School's In, at Your House. Now What?
We’re all homeschool teachers now.
This week, the Oregon Department of Education released a lengthy memo that all but made it official that Oregon schools will be closed through the end of this school year at least. (Let’s not even talk about whether they will reopen next September, lest the heads of every parent in the state explode simultaneously.)
“We know there is a very real potential that our students, like in many other states, may not return to school this academic year,” Oregon Department of Education Director Colt Gill wrote to the superintendents of Oregon’s 180+ school districts, calling instead for a “distance learning for all” program, taught online, over the phone, and via tools like Google Classroom, though that will look different district-by-district, and even school-by-school.
How often your kid will “see” their teacher will vary, too, with grades K-1 maxing out at 45 minutes per day, grades 2-3 at 60 minutes, grades 4-5 at 90 minutes and grades 6-12 at 30 minutes per teacher, for a maximum of three hours a day.
That leaves a lot of hours in the day, and Gill made it clear in his directive that the state will be leaning on parents for support, particularly those with elementary-school-aged kids: “It will be important for parents to know their role to support, including making time outside interactions with their child’s teacher to serve as tutors, helping to ensure attentiveness to the instructional time with teachers, providing structure to the daily schedule and helping support connectivity and continuity of technology at home, and more.”
That’s where Tony Deis comes in. He’s the founder of Trackers Earth, the summer camp/outdoor education giant with offshoots in the Bay Area, Denver, and Seattle that’s turned many a Portland kid into a budding survivalist, teaching them how to start a fire without a match, handle a bow and arrow, identify edible wild plants, and build a shelter from mud and sticks. (All skills that seem increasingly handy during our quarantine-induced back-to-the-land moment, when sales of baby chickens and vegetable seeds are going through the roof and sourdough starters are incubating in kitchens citywide.)

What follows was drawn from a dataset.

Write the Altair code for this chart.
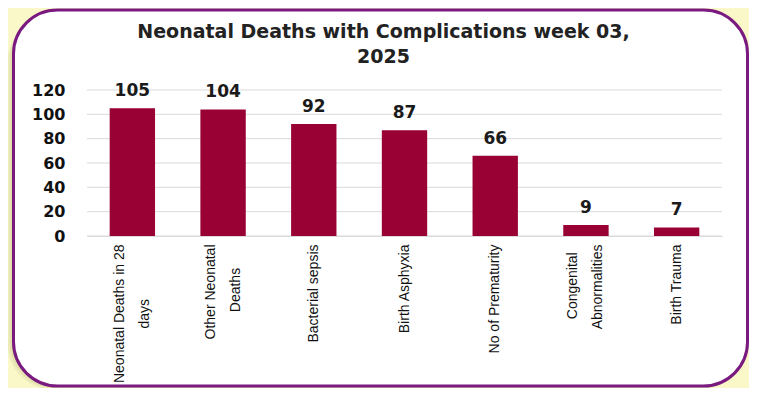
import altair as alt
import pandas as pd

NB = "\u00a0"
ZW = "\u200b"
# "|" separates label lines; trailing no-break spaces centre the shorter line
categories = [
    "Neonatal Deaths in 28|days" + NB * 14 + ZW,
    "Other Neonatal|Deaths" + NB * 6 + ZW,
    "Bacterial sepsis",
    "Birth Asphyxia",
    "No of Prematurity",
    "Congenital" + NB * 2 + ZW + "|Abnormalities",
    "Birth Trauma",
]
values = [105, 104, 92, 87, 66, 9, 7]
y_ticks = [0, 20, 40, 60, 80, 100, 120]
title_lines = ["Neonatal Deaths with Complications  week 03,", "2025"]

df = pd.DataFrame({"cat": categories, "val": values})
ticks_df = pd.DataFrame({"t": y_ticks})
one = pd.DataFrame({"k": [0]})

ydom = alt.Scale(domain=[0, 120])

y_axis = alt.Axis(
    title=None,
    values=y_ticks,
    grid=False,
    domain=False,
    ticks=False,
    tickSize=0,
    labelPadding=22,
    labelFont="DejaVu Sans",
    labelFontWeight="bold",
    labelFontSize=16,
    labelColor="#111111",
    zindex=1,
)

shadows = [
    alt.Chart(one).mark_rect(fill="#8f8c50", opacity=0.10, cornerRadius=46).encode(
        x=alt.value(-73.5 - d), x2=alt.value(660.5 - d * 0.3),
        y=alt.value(-80 + d), y2=alt.value(296 + d * 0.6),
    )
    for d in (2, 4, 6)
]

frame = alt.Chart(one).mark_rect(
    fill="white", stroke="#7A1A80", strokeWidth=3, cornerRadius=44
).encode(
    x=alt.value(-73.5), x2=alt.value(660.5), y=alt.value(-80), y2=alt.value(296)
)

grid = alt.Chart(ticks_df).mark_rule(color="#D9D9D9", strokeWidth=1).encode(
    y=alt.Y("t:Q", scale=ydom, axis=y_axis)
)

x_enc = alt.X(
    "cat:N",
    sort=None,
    scale=alt.Scale(paddingInner=0.5, paddingOuter=0.25),
    axis=alt.Axis(
        title=None,
        labelAngle=270,
        labelExpr="split(datum.label, '|')",
        labelFont="Liberation Sans",
        labelFontSize=14,
        labelColor="#111111",
        labelLineHeight=25,
        labelPadding=8,
        labelLimit=300,
        labelOffset={
            "condition": {"test": "indexof(datum.value, '|') >= 0", "value": -12.5},
            "value": 0,
        },
        ticks=False,
        domain=True,
        domainColor="#D9D9D9",
        zindex=1,
    ),
)

y_enc = alt.Y("val:Q", scale=ydom, axis=y_axis)

base = alt.Chart(df)
bars = base.mark_bar(color="#990033").encode(x=x_enc, y=y_enc)
labels = base.mark_text(
    dy=-17, font="DejaVu Sans", fontWeight="bold", fontSize=17, color="#1a1a1a"
).encode(x=x_enc, y=y_enc, text="val:Q")

chart = alt.layer(*shadows, frame, grid, bars, labels).properties(
    width=635,
    height=146,
    padding={"left": 79, "top": 82, "right": 27, "bottom": 152},
    autosize=alt.AutoSizeParams(type="none"),
    background="#FAF8C8",
    title=alt.TitleParams(
        text=title_lines,
        font="DejaVu Sans",
        fontSize=19,
        fontWeight="bold",
        color="#222222",
        anchor="middle",
        frame="group",
        dx=-21,
        offset=-58,
        lineHeight=25,
    ),
).configure_view(stroke=None)

chart.save("out.html", embed_options={"renderer": "svg", "actions": False})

Deis is also a practiced home-school parent, who has been teaching his own kids at home for years. Since the COVID-19 pandemic hit Oregon, even he has had to resort to screens more than usual, though, as he’s worked to transition his own staff into a distance education enrichment model, part of a rash of online courses for kids that have cropped up in the last few weeks, while moving full steam ahead with plans for a full summer camps schedule, in hopes that the virus will have subsided enough not to derail that too.
(His own kids are partial to Phineas and Ferb, animated tween pranksters famous for their hijinks during a 104-day summer vacation, which we have now easily bested.)
feeling like phineas and ferb rn pic.twitter.com/kfOXtBQGZv— lmao (@_otosan__) March 20, 2020
"My primary job is to shape my kid into an autodidact, someone who can learn on their own,” he says. “Education is an ongoing conversation of pretty furiously fascinating debate and sending them off to go research things. I believe that kids have more capability than our culture and current educational system gives them credit for. If we set high standards for them, they will step up.”
Start by making sure that your kids have the ability to read what they want, at the level they want, says Deis.
“After that, start stirring the pot with your conversations with them," he says. "Don’t shy away from having conversations about complex ideas. The other day, I had a conversation with my kids that started with whales, then moved to evolutionary biology and the overall history of how people have interacted with marine life. All of a sudden, they were poring through field guides, discovering tide pools, biodiversity, and things like that.”
Math is not overlooked, either: Deis says he regularly gives his kids “mental math challenges” with little warning: “Like what is 327 plus 643? We will break down how to do it in their head.”
If you’ve got older kids, put them to work as coaches and teachers for younger ones, he advises, while if you’ve got a yard, it can become a working science classroom, where kids can learn all about the plant kingdom.
And though it’s unusual for someone whose life’s work is getting kids outdoors, Deis says video conferencing programs like Zoom and Google Hangouts are important tools right now, even in households with strict screen time limitations, so kids don’t have a sense of isolation.
Last but not least in the pep talk we all need right now, Deis advises not pretending that everything is OK with your kids, but instead finding ways for them to help you out too, as we all adjust to being at home, around the clock, for no-one knows how long.
“When you tell kids, ‘It took a weight off my shoulders that you did the dishes,’ it shifts how they approach the world,” he says. “Give them good direction about what will help you out and take a load off you as a parent. You don’t have to be perfect all the time. They can always find new ways to adapt—kids are way better at this than adults.”